Look for two things and you have the ID in seconds. A house cricket carries flat wings down its back and the males chirp, especially at night near a warm wall or doorway. A camel cricket has no wings at all, a pronounced humped back, very long back legs and long antennae, and it never makes a sound. House crickets are uniform light tan to brownish; camel crickets are brown with darker mottled bands. If the insect leaped sideways across the floor in a jerky scramble when you got close, that erratic jump is the camel cricket’s signature and the reason it earns the name spider cricket. For the wider family, our guide to the types of crickets and how to identify them covers field crickets and the rest alongside these two.
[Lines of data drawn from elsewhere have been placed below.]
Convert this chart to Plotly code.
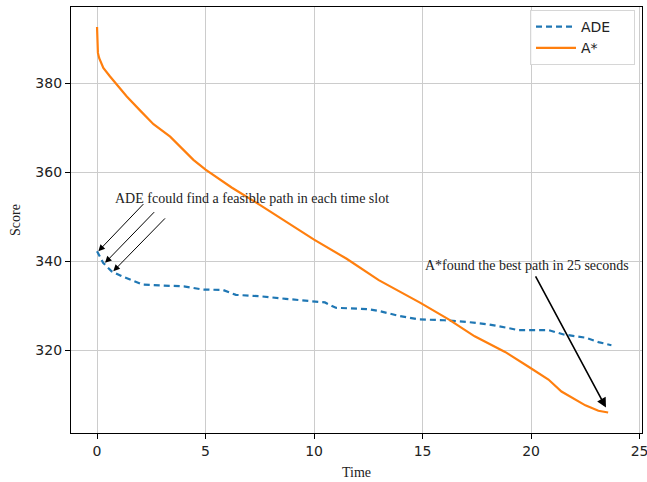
import plotly.graph_objects as go

time_ade = [0, 0.28, 0.67, 1.13, 2.1, 3.2, 4.0, 4.87, 5.8, 6.4, 7.5, 8.7, 10.0, 10.5, 11.0, 12.5, 12.98, 13.9, 14.8, 16.0, 17.1, 18.0, 18.9, 19.4, 20.8, 21.5, 22.5, 23.1, 23.7]
score_ade = [342.3, 339.7, 337.8, 336.7, 334.8, 334.5, 334.4, 333.7, 333.6, 332.5, 332.2, 331.6, 331.0, 330.8, 329.6, 329.3, 328.9, 327.8, 327.0, 326.8, 326.4, 325.9, 325.1, 324.6, 324.6, 323.6, 322.9, 321.9, 321.2]

time_astar = [0, 0.01, 0.04, 0.1, 0.29, 0.6, 0.91, 1.37, 1.98, 2.6, 3.37, 3.83, 4.44, 5.0, 6.2, 7.5, 8.8, 10.0, 11.5, 12.98, 14.9, 16.2, 17.4, 18.8, 19.9, 20.8, 21.4, 22.5, 23.1, 23.55]
score_astar = [392.6, 388.2, 386.8, 385.6, 383.4, 381.5, 379.6, 377.0, 373.9, 370.8, 368.0, 365.8, 362.8, 360.6, 356.6, 352.7, 348.6, 344.9, 340.6, 335.8, 330.7, 327.0, 323.2, 319.7, 316.3, 313.5, 310.8, 307.7, 306.5, 306.1]

series_names = ["ADE", "A*"]
x_ticks = [0, 5, 10, 15, 20, 25]
y_ticks = [320, 340, 360, 380]

ade_text = "ADE fcould find a feasible path in each time slot"
astar_text = "A*found the best path in 25 seconds"
ade_arrow_tips = [(0.06, 342.3), (0.37, 339.7), (0.75, 337.8)]
ade_arrow_tails = [(2.2, 353.2), (2.7, 351.4), (3.2, 350.0)]
astar_arrow_tip = (23.45, 307.2)
astar_arrow_tail = (20.17, 337.0)

pad = "\u00a0" * 4  # widens the legend box like the reference
fig = go.Figure()
fig.add_trace(go.Scatter(x=time_ade, y=score_ade, mode="lines", name=series_names[0] + pad,
                         line=dict(color="#1f77b4", width=2.2, dash="6px,4px")))
fig.add_trace(go.Scatter(x=time_astar, y=score_astar, mode="lines", name=series_names[1] + pad,
                         line=dict(color="#ff7f0e", width=2.2)))

serif = "Liberation Serif, Times New Roman, serif"
annotations = []
for (tx, ty), (sx, sy) in zip(ade_arrow_tips, ade_arrow_tails):
    annotations.append(dict(x=tx, y=ty, ax=sx, ay=sy, xref="x", yref="y", axref="x", ayref="y",
                            showarrow=True, arrowhead=2, arrowsize=1.3, arrowwidth=1,
                            arrowcolor="black", text=""))
annotations.append(dict(x=0.74, y=354.1, xref="x", yref="y", text=ade_text, showarrow=False,
                        xanchor="left", yanchor="middle", font=dict(family=serif, size=14, color="#222")))
annotations.append(dict(x=astar_arrow_tip[0], y=astar_arrow_tip[1], ax=astar_arrow_tail[0], ay=astar_arrow_tail[1],
                        xref="x", yref="y", axref="x", ayref="y", showarrow=True, arrowhead=2,
                        arrowsize=1.2, arrowwidth=1.6, arrowcolor="black", text=""))
annotations.append(dict(x=15.03, y=339.0, xref="x", yref="y", text=astar_text, showarrow=False,
                        xanchor="left", yanchor="middle", font=dict(family=serif, size=14, color="#222")))
# axis titles
annotations.append(dict(x=0.5, y=(433 - 472) / 426, xref="paper", yref="paper", text="Time", showarrow=False,
                        xanchor="center", yanchor="middle",
                        font=dict(family=serif, size=14, color="#222")))
annotations.append(dict(x=(15 - 71) / 571, y=0.5, xref="paper", yref="paper", text="Score", showarrow=False,
                        xanchor="center", yanchor="middle",
                        textangle=-90, font=dict(family=serif, size=14, color="#222")))

axis_common = dict(showline=True, linecolor="black", linewidth=1.2, mirror=True,
                   ticks="outside", ticklen=5, tickwidth=1, tickcolor="black",
                   showgrid=True, gridcolor="#cccccc", gridwidth=1, zeroline=False,
                   automargin=False, ticklabeloverflow="allow",
                   tickfont=dict(family="DejaVu Sans", size=14, color="#222"))

fig.update_layout(
    width=647, height=482,
    margin=dict(l=71, r=5, t=7, b=49, autoexpand=False),
    plot_bgcolor="white", paper_bgcolor="white",
    xaxis=dict(range=[-1.2, 25.11], tickvals=x_ticks, **axis_common),
    yaxis=dict(range=[301.5, 397.1], tickvals=y_ticks, **axis_common),
    legend=dict(x=(530 - 71) / 571, y=(433 - 10) / 426, xanchor="left", yanchor="top",
                bgcolor="rgba(255,255,255,0.8)", bordercolor="#d6d6d6", borderwidth=1,
                itemwidth=40,
                font=dict(family="DejaVu Sans", size=14, color="#222"), tracegroupgap=2),
    annotations=annotations,
    showlegend=True,
)

fig.write_html("out.html", config={"displayModeBar": False},
               post_script="document.body.style.margin='0';document.body.style.overflow='hidden';")
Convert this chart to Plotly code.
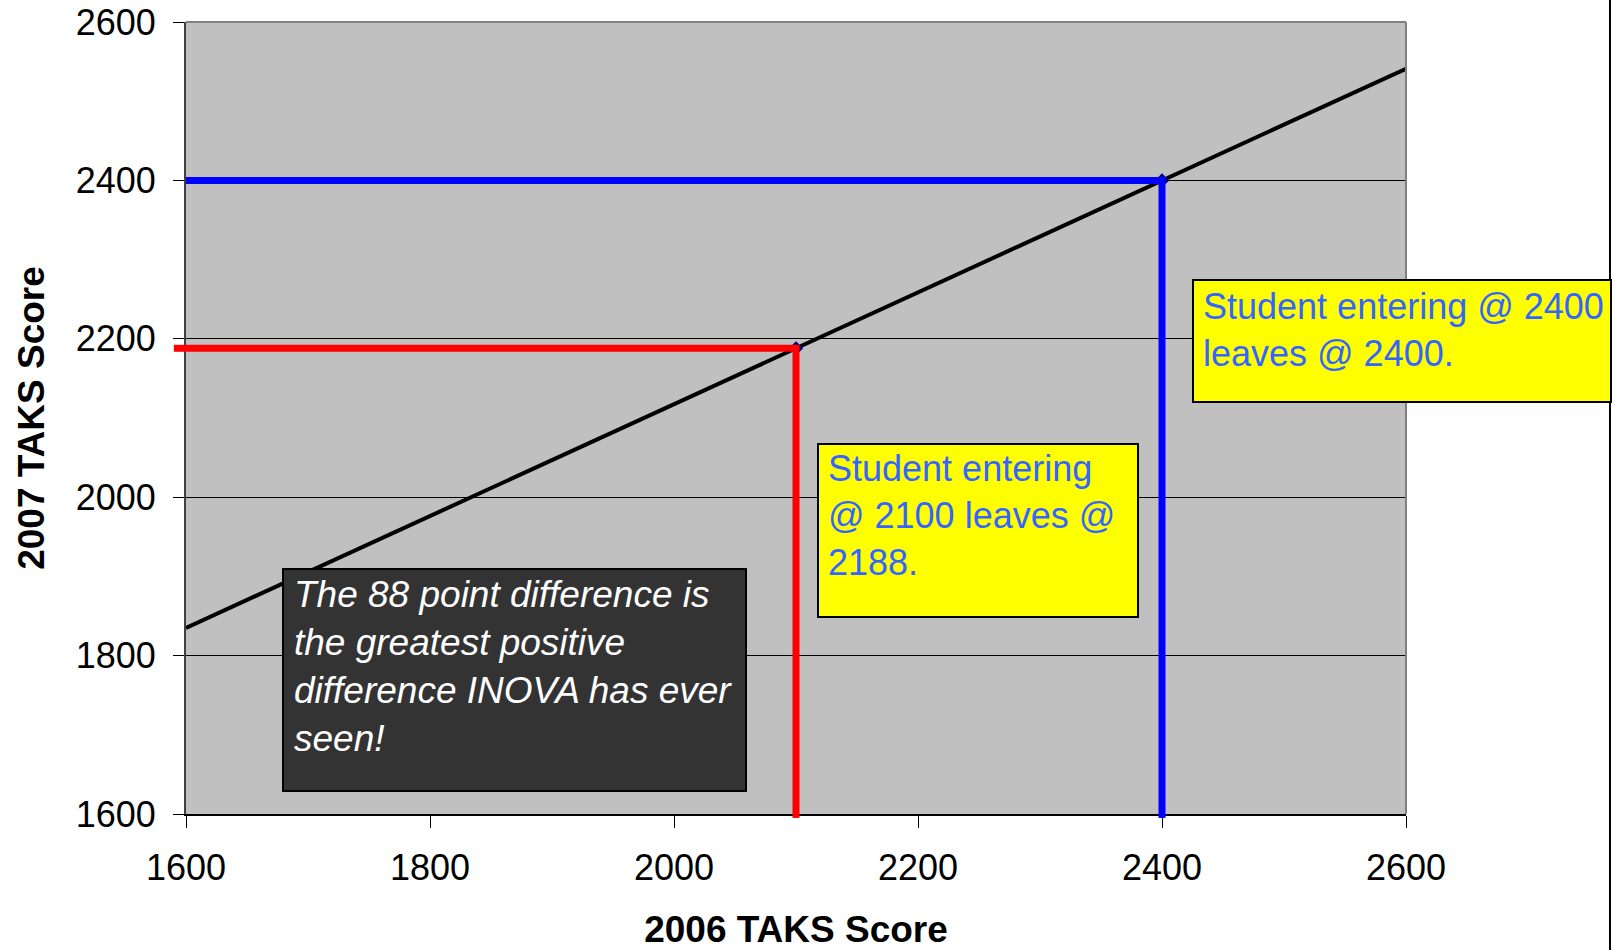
import plotly.graph_objects as go

# Scores for the two highlighted students
score_2006 = [2100, 2400]
score_2007 = [2188, 2400]

# Fitted trend across the plotted range
trend_2006 = [1600, 2600]
trend_2007 = [1835, 2541]

axis_min, axis_max = 1600, 2600
tick_vals = [1600, 1800, 2000, 2200, 2400, 2600]

note_2400 = "Student entering @ 2400<br>leaves @ 2400."
note_2100 = "Student entering<br>@ 2100 leaves @<br>2188."
note_88 = ("<i>The 88 point difference is<br>the greatest positive<br>"
           "difference INOVA has ever<br>seen!</i>")

FONT = "Liberation Sans, Arial, sans-serif"
RED = "#FF0000"
BLUE = "#0000FF"
NOTE_BLUE = "#3366FF"

fig = go.Figure()

fig.add_trace(go.Scatter(
    x=trend_2006, y=trend_2007, mode="lines",
    line=dict(color="black", width=4), hoverinfo="skip"))

fig.add_trace(go.Scatter(
    x=score_2006, y=score_2007, mode="markers",
    marker=dict(symbol="diamond", size=11, color="#000080"),
    cliponaxis=False))

# Guide lines from each student's point to both axes
guide_colors = [RED, BLUE]
for xv, yv, col in zip(score_2006, score_2007, guide_colors):
    fig.add_trace(go.Scatter(
        x=[axis_min, xv, xv], y=[yv, yv, axis_min], mode="lines",
        line=dict(color=col, width=7), hoverinfo="skip"))
    # short overhang past the bottom axis line
    fig.add_shape(type="line", xref="x", yref="paper",
                  x0=xv, x1=xv, y0=-0.005, y1=0.0,
                  line=dict(color=col, width=7), layer="above")

# red guide pokes slightly past the value axis
fig.add_shape(type="line", xref="paper", yref="y",
              x0=-0.01, x1=0.0, y0=score_2007[0], y1=score_2007[0],
              line=dict(color=RED, width=7), layer="above")

# plot-area frame (top and right) and outer chart border
fig.add_shape(type="line", xref="paper", yref="paper", x0=0, x1=1, y0=1, y1=1,
              line=dict(color="#808080", width=2))
fig.add_shape(type="line", xref="paper", yref="paper", x0=1, x1=1, y0=0, y1=1,
              line=dict(color="#808080", width=2))
fig.add_shape(type="line", xref="paper", yref="paper", x0=1.1672, x1=1.1672,
              y0=-0.3, y1=1.3, line=dict(color="black", width=2))


def callout(text, box_x, box_y, box_w, box_h, text_x, text_y, fill, size,
            color):
    # background box with border
    fig.add_annotation(
        text=" ", xref="x", yref="y", x=box_x, y=box_y,
        xanchor="left", yanchor="top", showarrow=False,
        width=box_w, height=box_h,
        bgcolor=fill, bordercolor="black", borderwidth=2, borderpad=9,
        font=dict(family=FONT, size=size, color=color))
    # text laid on top of the box
    fig.add_annotation(
        text=text, xref="x", yref="y", x=text_x, y=text_y,
        xanchor="left", yanchor="top", align="left", showarrow=False,
        borderpad=0, borderwidth=0,
        font=dict(family=FONT, size=size, color=color))


callout(note_2400, 2424.5, 2275, 398, 102, 2433.5, 2266.5,
        "#FFFF00", 36, NOTE_BLUE)
callout(note_2100, 2117, 2069, 300, 153, 2126, 2061.5,
        "#FFFF00", 36, NOTE_BLUE)
callout(note_88, 1678.5, 1910, 443, 202, 1688.5, 1903.5,
        "#333333", 37, "white")

fig.update_layout(
    width=1614, height=950,
    margin=dict(l=186, r=208, t=22, b=136),
    paper_bgcolor="white", plot_bgcolor="#C0C0C0",
    showlegend=False,
    font=dict(family=FONT, color="black"),
    xaxis=dict(
        range=[axis_min, axis_max], tickvals=tick_vals, automargin=False,
        showgrid=False, zeroline=False,
        showline=True, linecolor="black", linewidth=2,
        ticks="outside", ticklen=12, tickwidth=1, tickcolor="black",
        tickfont=dict(size=36, family=FONT, color="black"),
        ticklabelstandoff=9,
        title=dict(text="<b>2006 TAKS Score</b>", standoff=33,
                   font=dict(size=37, family=FONT, color="black"))),
    yaxis=dict(
        range=[axis_min, axis_max], tickvals=tick_vals, automargin=False,
        showgrid=True, gridcolor="black", gridwidth=1, zeroline=False,
        showline=True, linecolor="#404040", linewidth=2,
        ticks="outside", ticklen=11, tickwidth=1, tickcolor="black",
        tickfont=dict(size=36, family=FONT, color="black"),
        ticklabelstandoff=10,
        title=dict(text="<b>2007 TAKS Score</b>", standoff=20,
                   font=dict(size=37, family=FONT, color="black"))),
)

fig.write_html("out.html")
The one feature that confirms it

The single tell is the wings, and you can check it without a magnifier. Bend down and look at the back: a house cricket has two long, flat forewings lying over the abdomen, and the males rub them together to produce the chirp you hear. A camel cricket has nothing there. Its body just arches up into that high, rounded hump and tapers off, with no wing covers and no wing tips poking past the abdomen. Because it has no wings, a camel cricket physically cannot chirp, so silence is a reliable backup confirmation. The sound is not random, either: only male crickets chirp, and the song is a mating call that slows in cold air and stops the instant you disturb the insect. So if you hear singing in your house, you have a house cricket, full stop. If you have a silent, leggy hopper in the basement, you have a camel cricket and no amount of listening will change that.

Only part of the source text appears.